Processing and Validation
Each data point includes the country ISO2 code, indicator ID, year, and numeric value. We validate that values fall within expected ranges for each indicator type (e.g., percentages between 0–100, population > 0). Null or missing values are excluded rather than interpolated — we only show data that the World Bank has actually reported.
Coverage
Coverage varies significantly by indicator. Population and GDP data are available for nearly all 217 economies with recent years. Specialized indicators like military expenditure or research spending may only cover 100–150 countries and lag by 1–3 years.
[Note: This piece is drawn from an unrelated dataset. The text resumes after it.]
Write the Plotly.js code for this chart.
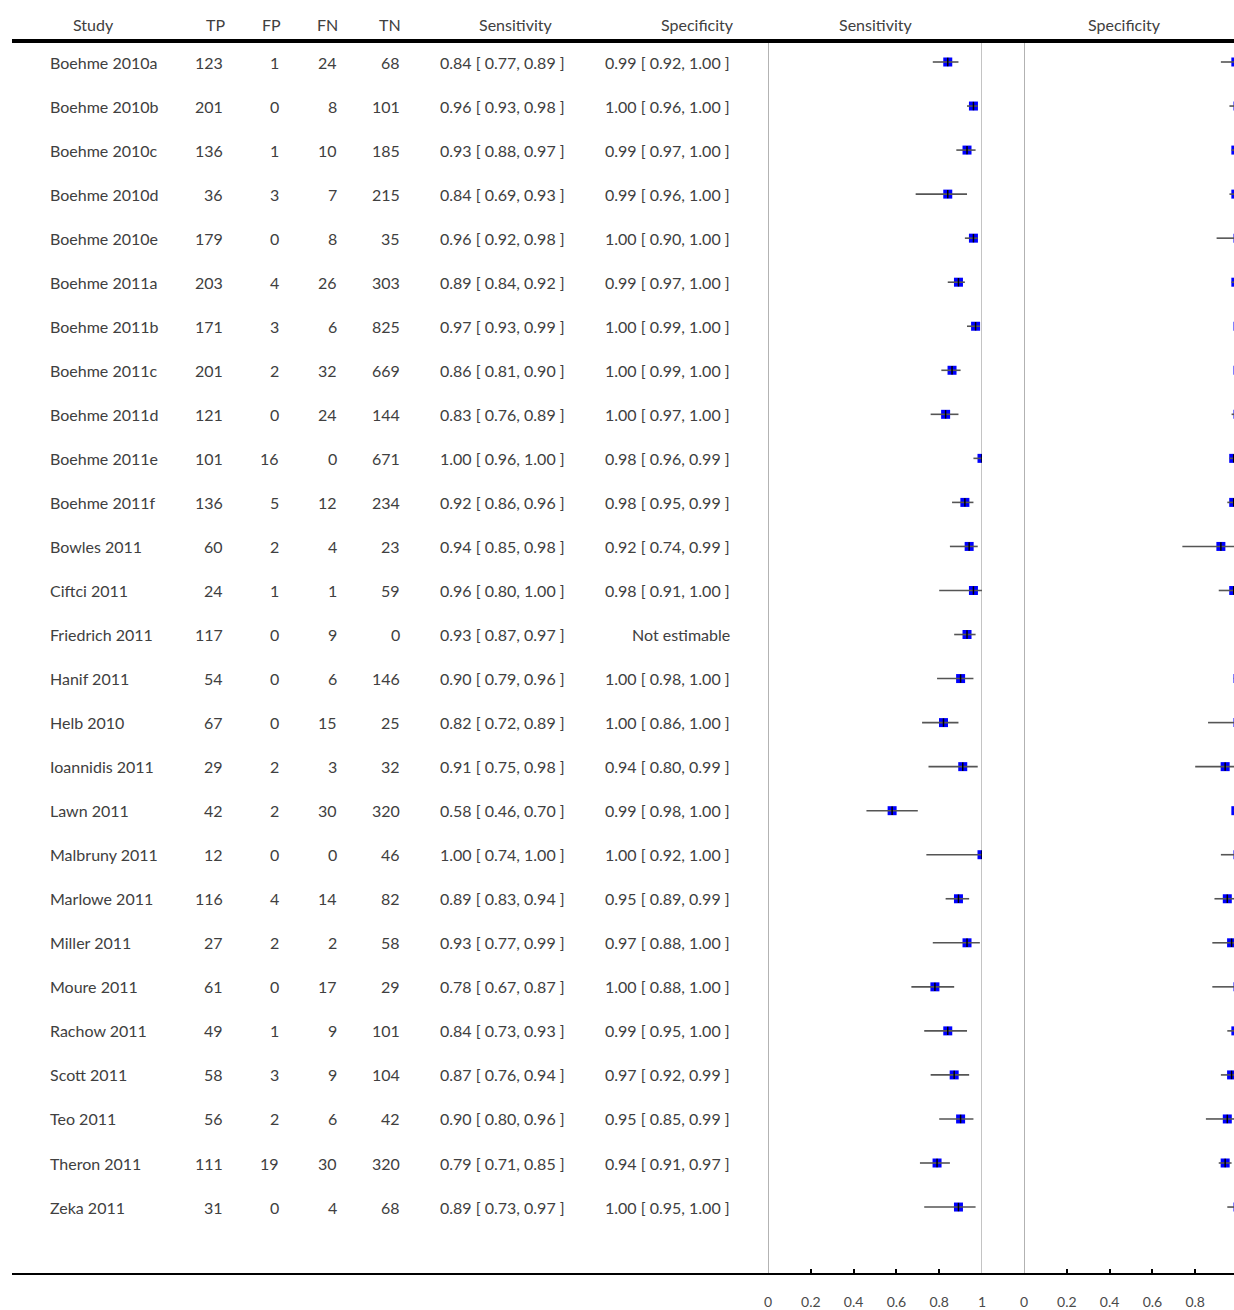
<!DOCTYPE html>
<html>
<head>
<meta charset="utf-8">
<script src="https://cdn.plot.ly/plotly-3.0.1.min.js"></script>
<style>
  html, body { margin: 0; padding: 0; background: #fff; }
  #chart { width: 1234px; height: 1310px; }
</style>
</head>
<body>
<div id="chart"></div>
<script>
// Xpert MTB/RIF accuracy per study: 2x2 counts with sensitivity / specificity and 95% CIs
const studies = [
  "Boehme 2010a", "Boehme 2010b", "Boehme 2010c", "Boehme 2010d", "Boehme 2010e",
  "Boehme 2011a", "Boehme 2011b", "Boehme 2011c", "Boehme 2011d", "Boehme 2011e",
  "Boehme 2011f", "Bowles 2011", "Ciftci 2011", "Friedrich 2011", "Hanif 2011",
  "Helb 2010", "Ioannidis 2011", "Lawn 2011", "Malbruny 2011", "Marlowe 2011",
  "Miller 2011", "Moure 2011", "Rachow 2011", "Scott 2011", "Teo 2011",
  "Theron 2011", "Zeka 2011"
];
const tp = [123, 201, 136, 36, 179, 203, 171, 201, 121, 101, 136, 60, 24, 117, 54, 67, 29, 42, 12, 116, 27, 61, 49, 58, 56, 111, 31];
const fp = [1, 0, 1, 3, 0, 4, 3, 2, 0, 16, 5, 2, 1, 0, 0, 0, 2, 2, 0, 4, 2, 0, 1, 3, 2, 19, 0];
const fn = [24, 8, 10, 7, 8, 26, 6, 32, 24, 0, 12, 4, 1, 9, 6, 15, 3, 30, 0, 14, 2, 17, 9, 9, 6, 30, 4];
const tn = [68, 101, 185, 215, 35, 303, 825, 669, 144, 671, 234, 23, 59, 0, 146, 25, 32, 320, 46, 82, 58, 29, 101, 104, 42, 320, 68];

const sens   = [0.84, 0.96, 0.93, 0.84, 0.96, 0.89, 0.97, 0.86, 0.83, 1.00, 0.92, 0.94, 0.96, 0.93, 0.90, 0.82, 0.91, 0.58, 1.00, 0.89, 0.93, 0.78, 0.84, 0.87, 0.90, 0.79, 0.89];
const sensLo = [0.77, 0.93, 0.88, 0.69, 0.92, 0.84, 0.93, 0.81, 0.76, 0.96, 0.86, 0.85, 0.80, 0.87, 0.79, 0.72, 0.75, 0.46, 0.74, 0.83, 0.77, 0.67, 0.73, 0.76, 0.80, 0.71, 0.73];
const sensHi = [0.89, 0.98, 0.97, 0.93, 0.98, 0.92, 0.99, 0.90, 0.89, 1.00, 0.96, 0.98, 1.00, 0.97, 0.96, 0.89, 0.98, 0.70, 1.00, 0.94, 0.99, 0.87, 0.93, 0.94, 0.96, 0.85, 0.97];

// null = not estimable (no non-TB cases)
const spec   = [0.99, 1.00, 0.99, 0.99, 1.00, 0.99, 1.00, 1.00, 1.00, 0.98, 0.98, 0.92, 0.98, null, 1.00, 1.00, 0.94, 0.99, 1.00, 0.95, 0.97, 1.00, 0.99, 0.97, 0.95, 0.94, 1.00];
const specLo = [0.92, 0.96, 0.97, 0.96, 0.90, 0.97, 0.99, 0.99, 0.97, 0.96, 0.95, 0.74, 0.91, null, 0.98, 0.86, 0.80, 0.98, 0.92, 0.89, 0.88, 0.88, 0.95, 0.92, 0.85, 0.91, 0.95];
const specHi = [1.00, 1.00, 1.00, 1.00, 1.00, 1.00, 1.00, 1.00, 1.00, 0.99, 0.99, 0.99, 1.00, null, 1.00, 1.00, 0.99, 1.00, 1.00, 0.99, 1.00, 1.00, 1.00, 0.99, 0.99, 0.97, 1.00];

const headers = ["Study", "TP", "FP", "FN", "TN", "Sensitivity", "Specificity", "Sensitivity", "Specificity"];
const tickVals = [0, 0.2, 0.4, 0.6, 0.8, 1];
const tickText = ["0", "0.2", "0.4", "0.6", "0.8", "1"];

// ---- geometry (pixels in a 1234 x 1310 page) ----
const W = 1234, H = 1310;
const rowTop = 62, rowStep = 44.04, plotBottom = 1275;
const yTop = -rowTop / rowStep;
const yBottom = (plotBottom - rowTop) / rowStep;
const yOf = px => (px - rowTop) / rowStep;
const px = p => p / W;

const rows = studies.map((_, i) => i);
const fmt = v => v.toFixed(2);
const ciText = (e, lo, hi) => e === null ? "Not estimable" : `${fmt(e)} [ ${fmt(lo)}, ${fmt(hi)} ]`;

const FONT = "Lato, 'Open Sans', sans-serif";
const TXT = "#404040";

function forest(est, lo, hi, xa) {
  const plus = est.map((e, i) => e === null ? null : hi[i] - e);
  const minus = est.map((e, i) => e === null ? null : e - lo[i]);
  return [
    {
      type: "scatter", mode: "markers", xaxis: xa, yaxis: "y",
      x: est, y: rows, hoverinfo: "skip",
      marker: { symbol: "square", size: 9, color: "#0000ff", line: { width: 0 } }
    },
    {
      type: "scatter", mode: "markers", xaxis: xa, yaxis: "y",
      x: est, y: rows, hoverinfo: "skip",
      marker: { symbol: "line-ns", size: 6, color: "#000", line: { color: "#000", width: 1.5 } },
      error_x: { type: "data", symmetric: false, array: plus, arrayminus: minus,
                 width: 0, thickness: 1.6, color: "#555" }
    }
  ];
}

const data = [...forest(sens, sensLo, sensHi, "x"), ...forest(spec, specLo, specHi, "x2")];

// ---- table text ----
const annotations = [];
const addCol = (vals, xpx, anchor) => vals.forEach((v, i) => annotations.push({
  xref: "paper", yref: "y", x: px(xpx), y: i, text: String(v),
  xanchor: anchor, yanchor: "middle", showarrow: false,
  font: { family: FONT, size: 16, color: TXT }
}));
addCol(studies, 48, "left");
addCol(tp, 225, "right");
addCol(fp, 281, "right");
addCol(fn, 339, "right");
addCol(tn, 402, "right");
addCol(sens.map((e, i) => ciText(e, sensLo[i], sensHi[i])), 567, "right");
addCol(spec.map((e, i) => ciText(e, specLo[i], specHi[i])), 732, "right");

const headerX = [93, 215, 271, 327, 390, 515, 697, 875, 1124];
headers.forEach((h, k) => annotations.push({
  xref: "paper", yref: "y", x: px(headerX[k]), y: yOf(24), text: h,
  xanchor: "center", yanchor: "middle", showarrow: false,
  font: { family: FONT, size: 16, color: TXT }
}));

// ---- rules and reference lines ----
const shapes = [
  { type: "line", xref: "paper", yref: "y", x0: px(12), x1: 1, y0: yOf(41), y1: yOf(41),
    line: { color: "#000", width: 4 } },
  { type: "line", xref: "paper", yref: "y", x0: px(12), x1: 1, y0: yBottom, y1: yBottom,
    line: { color: "#000", width: 4 } },
  { type: "line", xref: "x", yref: "y", x0: 0, x1: 0, y0: yOf(43), y1: yBottom,
    line: { color: "#8a8a8a", width: 1.3 }, layer: "below" },
  { type: "line", xref: "x", yref: "y", x0: 1, x1: 1, y0: yOf(43), y1: yBottom,
    line: { color: "#c4c4c4", width: 2 }, layer: "below" },
  { type: "line", xref: "x2", yref: "y", x0: 0, x1: 0, y0: yOf(43), y1: yBottom,
    line: { color: "#999", width: 1.5 }, layer: "below" }
];

const axisCommon = {
  showgrid: false, zeroline: false, showline: false, fixedrange: true,
  ticks: "inside", ticklen: 6, tickwidth: 2, tickcolor: "#000",
  tickvals: tickVals, ticktext: tickText, ticklabelstandoff: 17,
  tickfont: { family: FONT, size: 14, color: "#4a4a4a" }, anchor: "y"
};

const layout = {
  width: W, height: H,
  margin: { l: 0, r: 0, t: 0, b: 0, pad: 0 },
  paper_bgcolor: "#fff", plot_bgcolor: "rgba(0,0,0,0)",
  showlegend: false,
  xaxis: Object.assign({}, axisCommon, { domain: [px(768), px(982)], range: [0, 1] }),
  xaxis2: Object.assign({}, axisCommon, { domain: [px(1024), 1], range: [0, (W - 1024) / 214] }),
  yaxis: { domain: [(H - plotBottom) / H, 1], range: [yBottom, yTop], autorange: false,
           showgrid: false, zeroline: false, showline: false, showticklabels: false,
           ticks: "", fixedrange: true },
  shapes: shapes,
  annotations: annotations
};

Plotly.newPlot("chart", data, layout, { displayModeBar: false, staticPlot: true });
</script>
</body>
</html>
The latest available year is displayed on each indicator page.
Known Limitations
World Bank data may lag 1–2 years behind current reality, especially for developing economies. Some indicators rely on surveys conducted every 3–5 years rather than annually. Small territories and non-UN-member entities may have limited coverage. The World Bank occasionally revises historical data, which we incorporate on the next refresh cycle.